- Night Girl as depicted in Adventure Comics #524 (2011).

Publication information
- Publisher: DC Comics
- First appearance: Adventure Comics #306 (March 1963)
- Created by: Edmond Hamilton (script) John Forte (art)

In-story information
- Alter ego: Lydda Jath
- Species: Kathoonian
- Place of origin: Kathoon
- Team affiliations: Legion of Substitute Heroes Legion of Super-Heroes
- Abilities: Superhuman strength that only could be used in darkness

= Night Girl =

DC Comics character

Night Girl (Lydda Jath) is a fictional character appearing in media published by DC Comics, primarily as a member of the Legion of Super-Heroes and Legion of Substitute Heroes in the 30th and 31st centuries. She first appeared in Adventure Comics #306 (March 1963).

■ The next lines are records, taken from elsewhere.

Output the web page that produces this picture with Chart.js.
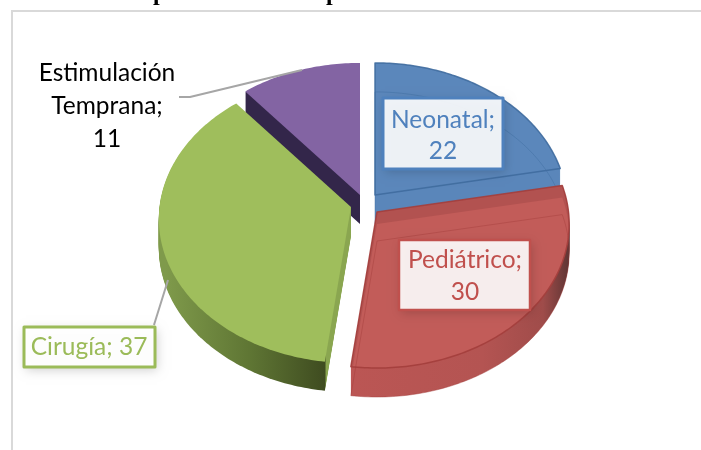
<!DOCTYPE html>
<html>
<head>
<meta charset="utf-8">
<title>Pie</title>
<script src="https://cdn.jsdelivr.net/npm/chart.js@4/dist/chart.umd.min.js"></script>
<style>
  html, body { margin: 0; background: #fff; overflow: hidden; }
  #wrap { width: 701px; height: 450px; }
</style>
</head>
<body>
<div id="wrap"><canvas id="pie" width="701" height="450"></canvas></div>
<script>
// data
var categories = ["Neonatal", "Pediátrico", "Cirugía", "Estimulación Temprana"];
var values = [22, 30, 37, 11];
var topColors = ["#5b87bb", "#c25c59", "#9fbe5c", "#8364a3"];
var textColors = ["#4f81bd", "#c0504d", "#9bbb59", "#000000"];
// the title is cut off by the top of the picture, only the feet of two p are left
var titleLetters = ["p", "p"];
var titleLetterX = [153, 326];

// look of the slices (apex = where the exploded slice ends up on screen)
var apexes = [[375, 195], [377, 212], [351, 207], [360, 195]];
var wallStops = [
    [[0, "#5a86ba"], [1, "#5a86ba"]],
    [[0, "#bb5654"], [0.6, "#b45452"], [0.88, "#a04c4a"], [1, "#5f3534"]],
    [[0, "#7f9a4b"], [0.45, "#5f7634"], [0.855, "#3f4c20"], [0.862, "#8aa650"], [1, "#8aa650"]],
    [[0, "#33264a"], [1, "#33264a"]]
];
var wallRange = [[375, 560], [352, 569], [165, 352], [247, 360]];
var rimColors = ["#3f6c9f", "#a33e3c", null, null];
var drawOrder = [3, 2, 0, 1];
var depth = 29;
var tilt = 0.753, persp = 0.000437, widen = 1.008;

var labelBoxes = [
    { x: 383, y: 98, w: 120, h: 71, cx: 443, lines: [120, 151], border: 3, fill: "rgba(255,255,255,0.9)", split: false },
    { x: 399, y: 240, w: 131, h: 70, cx: 465, lines: [260, 292], border: 2.5, fill: "rgba(255,255,255,0.9)", split: false },
    { x: 24, y: 327, w: 131, h: 40, cx: 89, lines: [347], border: 3, fill: "rgba(255,255,255,0.95)", oneLine: true },
    { cx: 107, lines: [73, 106, 139], split: true }
];
var leaders = [
    [[302, 70], [190, 97], [179, 97]],
    [[168, 280], [154, 325]]
];

function project(a, R, i, dy) {
    var u = R * Math.cos(a), v = R * Math.sin(a);
    var s = 1 / (1 - persp * v);
    return [apexes[i][0] + widen * u * s, apexes[i][1] + tilt * v * s + dy];
}

// slice outline from the angles Chart.js worked out for the arc element
function slicePath(ctx, el, i, dy) {
    var p = el.getProps(["startAngle", "endAngle", "outerRadius"], true);
    var n = Math.ceil((p.endAngle - p.startAngle) * 60);
    ctx.beginPath();
    ctx.moveTo(apexes[i][0], apexes[i][1] + dy);
    for (var k = 0; k <= n; k++) {
        var pt = project(p.startAngle + (p.endAngle - p.startAngle) * k / n, p.outerRadius, i, dy);
        ctx.lineTo(pt[0], pt[1]);
    }
    ctx.closePath();
}

function drawSlice(ctx, el, i) {
    var g = ctx.createLinearGradient(wallRange[i][0], 0, wallRange[i][1], 0);
    wallStops[i].forEach(function (s) { g.addColorStop(s[0], s[1]); });
    ctx.fillStyle = g;
    for (var d = depth; d > 0; d--) {
        slicePath(ctx, el, i, d);
        ctx.fill();
    }
    slicePath(ctx, el, i, 0);
    ctx.fillStyle = el.options.backgroundColor;
    ctx.fill();
    if (i === 1) {
        // darker band at the back of the red slice
        ctx.save();
        slicePath(ctx, el, i, 0);
        ctx.clip();
        ctx.fillStyle = "#b25250";
        ctx.fill();
        slicePath(ctx, el, i, 12);
        ctx.fillStyle = el.options.backgroundColor;
        ctx.fill();
        ctx.restore();
    }
    if (rimColors[i]) {
        ctx.lineJoin = "round";
        ctx.strokeStyle = rimColors[i];
        ctx.globalAlpha = 0.45;
        ctx.lineWidth = 1;
        slicePath(ctx, el, i, depth);
        ctx.stroke();
        ctx.globalAlpha = 0.9;
        ctx.lineWidth = 1.5;
        slicePath(ctx, el, i, 0);
        ctx.stroke();
        ctx.globalAlpha = 1;
    }
}

function drawLabels(ctx) {
    ctx.textAlign = "center";
    ctx.textBaseline = "middle";
    ctx.font = "24.5px Lato";
    labelBoxes.forEach(function (b, i) {
        if (b.w) {
            ctx.save();
            ctx.shadowColor = "rgba(0,0,0,0.2)";
            ctx.shadowBlur = 10;
            ctx.shadowOffsetX = 2;
            ctx.shadowOffsetY = 3;
            ctx.fillStyle = b.fill;
            ctx.fillRect(b.x, b.y, b.w, b.h);
            ctx.restore();
            ctx.strokeStyle = textColors[i];
            ctx.lineWidth = b.border;
            ctx.strokeRect(b.x, b.y, b.w, b.h);
        }
        var txt;
        if (b.oneLine) txt = [categories[i] + "; " + values[i]];
        else if (b.split) txt = categories[i].split(" ");
        else txt = [categories[i]];
        if (!b.oneLine) {
            txt[txt.length - 1] += ";";
            txt.push(String(values[i]));
        }
        ctx.fillStyle = textColors[i];
        txt.forEach(function (t, k) { ctx.fillText(t, b.cx, b.lines[k]); });
    });
}

var pie3d = {
    id: "pie3d",
    beforeDatasetsDraw: function (chart) {
        var ctx = chart.ctx, arcs = chart.getDatasetMeta(0).data;
        ctx.save();
        // frame of the cut out picture
        ctx.strokeStyle = "#d9d9d9";
        ctx.lineWidth = 2;
        ctx.beginPath();
        ctx.moveTo(701, 11);
        ctx.lineTo(12, 11);
        ctx.lineTo(12, 450);
        ctx.stroke();
        ctx.fillStyle = "#000";
        ctx.font = "bold 24px 'Liberation Serif'";
        ctx.textAlign = "left";
        ctx.textBaseline = "alphabetic";
        titleLetters.forEach(function (t, i) { ctx.fillText(t, titleLetterX[i], 0); });
        drawOrder.forEach(function (i) { drawSlice(ctx, arcs[i], i); });
        ctx.strokeStyle = "#a6a6a6";
        ctx.lineWidth = 2;
        leaders.forEach(function (l) {
            ctx.beginPath();
            l.forEach(function (p, k) { k ? ctx.lineTo(p[0], p[1]) : ctx.moveTo(p[0], p[1]); });
            ctx.stroke();
        });
        drawLabels(ctx);
        ctx.restore();
        return false;
    }
};

new Chart(document.getElementById("pie"), {
    type: "pie",
    data: {
        labels: categories,
        datasets: [{ data: values, backgroundColor: topColors, borderWidth: 0, radius: 190 }]
    },
    options: {
        responsive: false,
        animation: false,
        plugins: { legend: { display: false }, tooltip: { enabled: false } }
    },
    plugins: [pie3d]
});
</script>
</body>
</html>
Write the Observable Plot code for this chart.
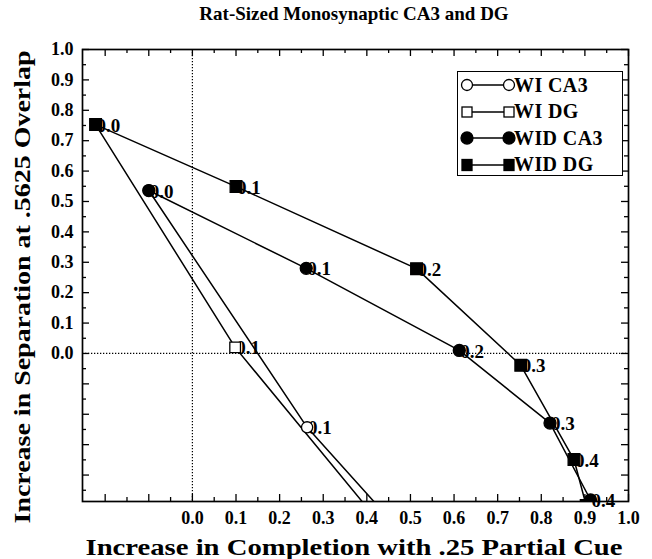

==Fictional character biography==
===Pre-Crisis===
Night Girl is a native of the planet Kathoon, a world which is in perpetual darkness and heated by an internal power source. Lydda possesses superhuman strength, given to her by her scientist father, but only at night or in deep shadow. Her powers were negated by the presence of ultraviolet energy.

In pre-Zero Hour continuity, Night Girl unsuccessfully tries out for the Legion of Super-Heroes, who reject her due to her situational and impractical abilities. After meeting fellow Legion reject Polar Boy, she becomes a founding member of the Legion of Substitute Heroes. While having powers with such a drastic limitation reduced her effectiveness as a superhero, she becomes quite skilled at martial arts. She has a crush on Cosmic Boy, which was her motivation for leaving Kathoon and trying out for the Legion. During the Five Year Gap, she and Cosmic Boy marry and have a son, Pol (named for Cosmic Boy's late brother). Prior to their marriage, similar events were depicted in the 1967 story arc "The Adult Legion", where Night Girl and Cosmic Boy were married in an alternate future.

===Later continuities===
In post-Zero Hour continuity, Night Girl is rejected at a try-out and joins the Legion of Substitute Heroes once more.

In the Threeboot continuity, Night Girl appears trying out for Legion membership by fighting Ultra Boy. She is later made a member of the Legion Reserves.

The events of Infinite Crisis restore an analogue of the pre-Crisis on Infinite Earths Legion of Super-Heroes to continuity. Night Girl appears as a member of the Legion of Super-Heroes and a teacher at the Legion Academy.

==Powers and abilities==
Night Girl has superhuman strength and durability equivalent to that of Superboy or Mon-El, but only in darkness or deep shadow. Her powers fade immediately in the presence of direct sunlight. Since her super strength is often unavailable, she has trained extensively and is a capable hand-to-hand combatant. Coming from a rogue planet not rotating a sun, she is accustomed to and can see in darkness.

==In other media==
- Night Girl makes non-speaking cameo appearances in Legion of Super Heroes.
- Night Girl appears as a character summon in Scribblenauts Unmasked: A DC Comics Adventure.
- Night Girl appears in the one-shot comic Batman '66 Meets the Legion of Super-Heroes.